• [WHAT IS NEEDED]:
Would you repeat the listing exactly but omit every picture?

*** DATA EXCERPT ***

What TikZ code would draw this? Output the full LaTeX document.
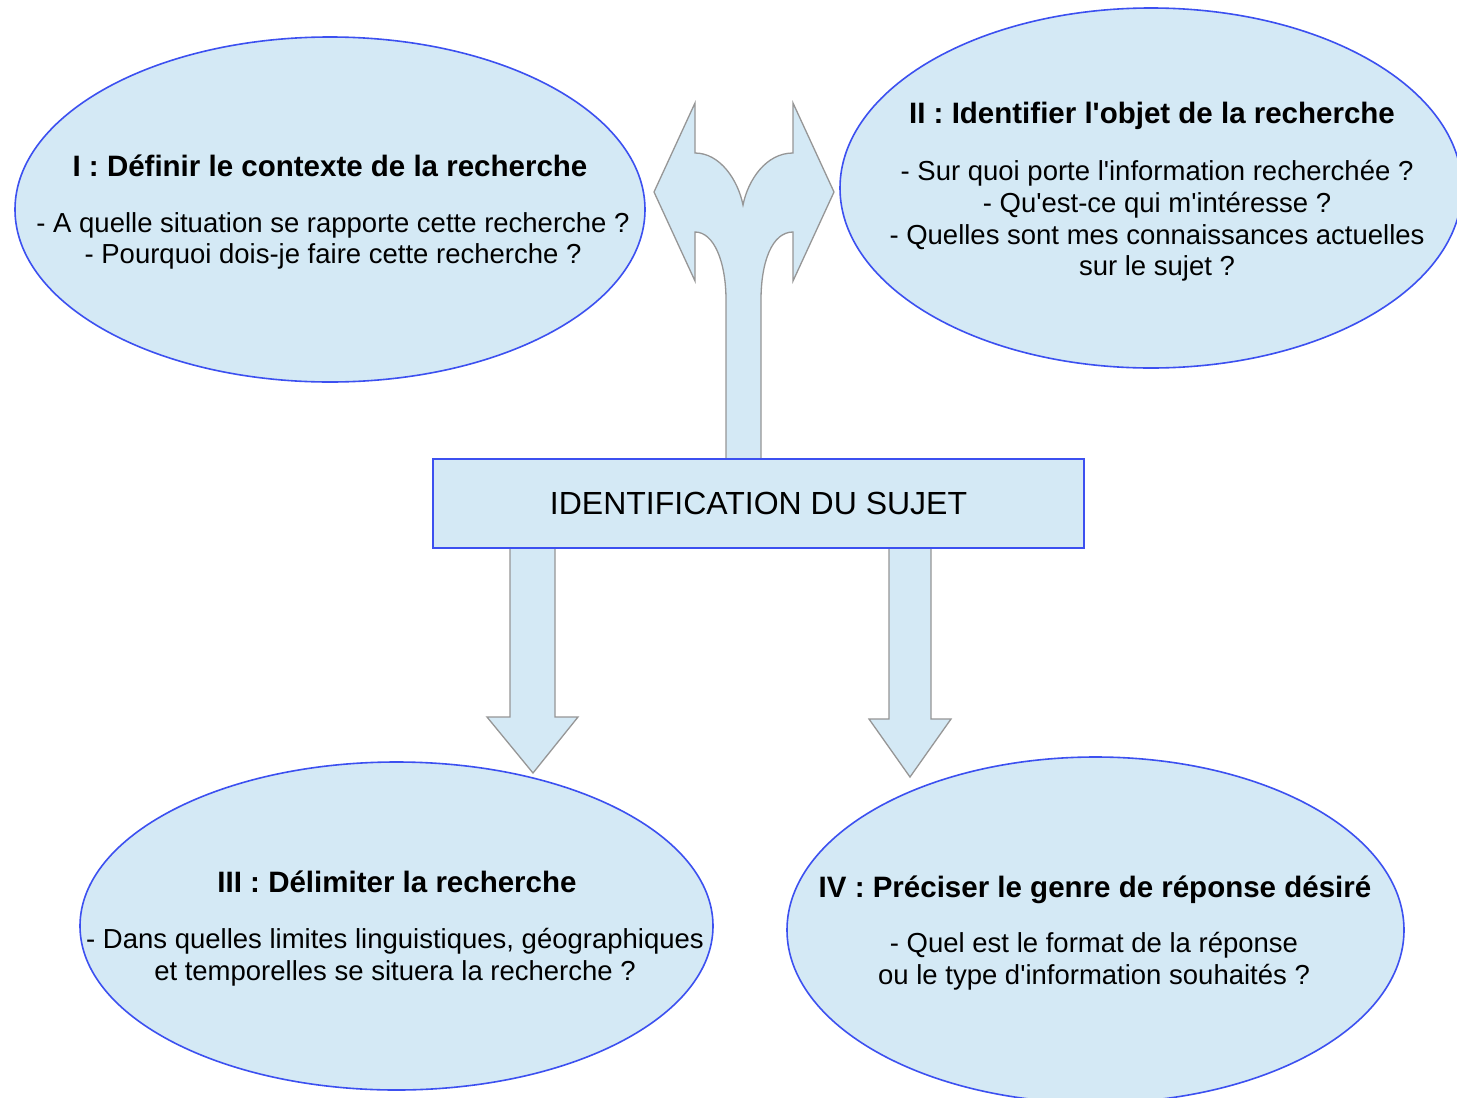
\documentclass[tikz,border=0pt]{standalone}
\usepackage{fontspec}
\setmainfont{Liberation Sans}
\usetikzlibrary{shapes.geometric}
\definecolor{fillblue}{RGB}{212,233,245}
\definecolor{edgeblue}{RGB}{60,80,240}
\definecolor{arrowgray}{RGB}{150,150,150}
\begin{document}
\begin{tikzpicture}[x=1pt,y=-1pt,
  bubble/.style={ellipse, draw=edgeblue, fill=fillblue, line width=1.6pt, inner sep=0pt},
  ttl/.style={font=\fontsize{29.5}{34}\selectfont\bfseries, align=center, inner sep=0pt},
  body/.style={font=\fontsize{27.5}{31.7}\selectfont, align=center, inner sep=0pt},
  blockarrow/.style={fill=fillblue, draw=arrowgray, line width=1.3pt, line join=miter}]
\clip (0,0) rectangle (1457,1098);
\fill[white] (0,0) rectangle (1457,1098);
% ellipses
\node[bubble, minimum width=630pt, minimum height=345pt] (e1) at (330,209.5) {};
\node[bubble, minimum width=622pt, minimum height=360pt] (e2) at (1151,188) {};
\node[bubble, minimum width=633pt, minimum height=328pt] (e3) at (396.5,926) {};
\node[bubble, minimum width=617pt, minimum height=346pt] (e4) at (1095.5,930) {};
% split arrow up
\draw[blockarrow] (726,459) -- (726,300) .. controls (726,262) and (714,232) .. (695,232)
  -- (695,281) -- (654,192) -- (695,103) -- (695,153)
  .. controls (720,153) and (738,180) .. (743,205)
  .. controls (748,180) and (766,153) .. (793,153)
  -- (793,103) -- (834,192) -- (793,281) -- (793,232)
  .. controls (772,232) and (761,262) .. (761,300) -- (761,459);
% down arrows
\draw[blockarrow] (510,548) -- (510,717) -- (487,717) -- (533,773) -- (578,717) -- (555,717) -- (555,548);
\draw[blockarrow] (889,548) -- (889,719) -- (869,719) -- (910,777) -- (951,719) -- (931,719) -- (931,548);
% central box
\node[draw=edgeblue, fill=fillblue, line width=1.4pt, minimum width=651pt, minimum height=89pt, inner sep=0pt, font=\fontsize{32}{36}\selectfont] (box) at (758.5,503.5) {IDENTIFICATION DU SUJET};
% texts
\node[ttl] (t1) at (330,165.5) {I : Définir le contexte de la recherche};
\node[body] (b1) at (333,241) {- A quelle situation se rapporte cette recherche ?\\- Pourquoi dois-je faire cette recherche ?};
\node[ttl] (t2) at (1152,116) {II : Identifier l\textquotesingle objet de la recherche};
\node[body] (b2) at (1157,221) {- Sur quoi porte l\textquotesingle information recherchée ?\\- Qu\textquotesingle est-ce qui m\textquotesingle intéresse ?\\- Quelles sont mes connaissances actuelles\\sur le sujet ?};
\node[ttl] (t3) at (397,881.5) {III : Délimiter la recherche};
\node[body] (b3) at (395,957.5) {- Dans quelles limites linguistiques, géographiques\\et temporelles se situera la recherche ?};
\node[ttl] (t4) at (1095,890) {IV : Préciser le genre de réponse désiré};
\node[body] (b4) at (1094,961) {- Quel est le format de la réponse\\ou le type d\textquotesingle information souhaités ?};
\end{tikzpicture}
\end{document}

***

• [THE REPLY]:
What TikZ code would draw this? Output the full LaTeX document.
\documentclass[tikz,border=0pt]{standalone}
\usepackage{fontspec}
\setmainfont{Liberation Sans}
\usetikzlibrary{shapes.geometric}
\definecolor{fillblue}{RGB}{212,233,245}
\definecolor{edgeblue}{RGB}{60,80,240}
\definecolor{arrowgray}{RGB}{150,150,150}
\begin{document}
\begin{tikzpicture}[x=1pt,y=-1pt,
  bubble/.style={ellipse, draw=edgeblue, fill=fillblue, line width=1.6pt, inner sep=0pt},
  ttl/.style={font=\fontsize{29.5}{34}\selectfont\bfseries, align=center, inner sep=0pt},
  body/.style={font=\fontsize{27.5}{31.7}\selectfont, align=center, inner sep=0pt},
  blockarrow/.style={fill=fillblue, draw=arrowgray, line width=1.3pt, line join=miter}]
\clip (0,0) rectangle (1457,1098);
\fill[white] (0,0) rectangle (1457,1098);
% ellipses
\node[bubble, minimum width=630pt, minimum height=345pt] (e1) at (330,209.5) {};
\node[bubble, minimum width=622pt, minimum height=360pt] (e2) at (1151,188) {};
\node[bubble, minimum width=633pt, minimum height=328pt] (e3) at (396.5,926) {};
\node[bubble, minimum width=617pt, minimum height=346pt] (e4) at (1095.5,930) {};
% split arrow up
\draw[blockarrow] (726,459) -- (726,300) .. controls (726,262) and (714,232) .. (695,232)
  -- (695,281) -- (654,192) -- (695,103) -- (695,153)
  .. controls (720,153) and (738,180) .. (743,205)
  .. controls (748,180) and (766,153) .. (793,153)
  -- (793,103) -- (834,192) -- (793,281) -- (793,232)
  .. controls (772,232) and (761,262) .. (761,300) -- (761,459);
% down arrows
\draw[blockarrow] (510,548) -- (510,717) -- (487,717) -- (533,773) -- (578,717) -- (555,717) -- (555,548);
\draw[blockarrow] (889,548) -- (889,719) -- (869,719) -- (910,777) -- (951,719) -- (931,719) -- (931,548);
% central box
\node[draw=edgeblue, fill=fillblue, line width=1.4pt, minimum width=651pt, minimum height=89pt, inner sep=0pt, font=\fontsize{32}{36}\selectfont] (box) at (758.5,503.5) {IDENTIFICATION DU SUJET};
% texts
\node[ttl] (t1) at (330,165.5) {I : Définir le contexte de la recherche};
\node[body] (b1) at (333,241) {- A quelle situation se rapporte cette recherche ?\\- Pourquoi dois-je faire cette recherche ?};
\node[ttl] (t2) at (1152,116) {II : Identifier l\textquotesingle objet de la recherche};
\node[body] (b2) at (1157,221) {- Sur quoi porte l\textquotesingle information recherchée ?\\- Qu\textquotesingle est-ce qui m\textquotesingle intéresse ?\\- Quelles sont mes connaissances actuelles\\sur le sujet ?};
\node[ttl] (t3) at (397,881.5) {III : Délimiter la recherche};
\node[body] (b3) at (395,957.5) {- Dans quelles limites linguistiques, géographiques\\et temporelles se situera la recherche ?};
\node[ttl] (t4) at (1095,890) {IV : Préciser le genre de réponse désiré};
\node[body] (b4) at (1094,961) {- Quel est le format de la réponse\\ou le type d\textquotesingle information souhaités ?};
\end{tikzpicture}
\end{document}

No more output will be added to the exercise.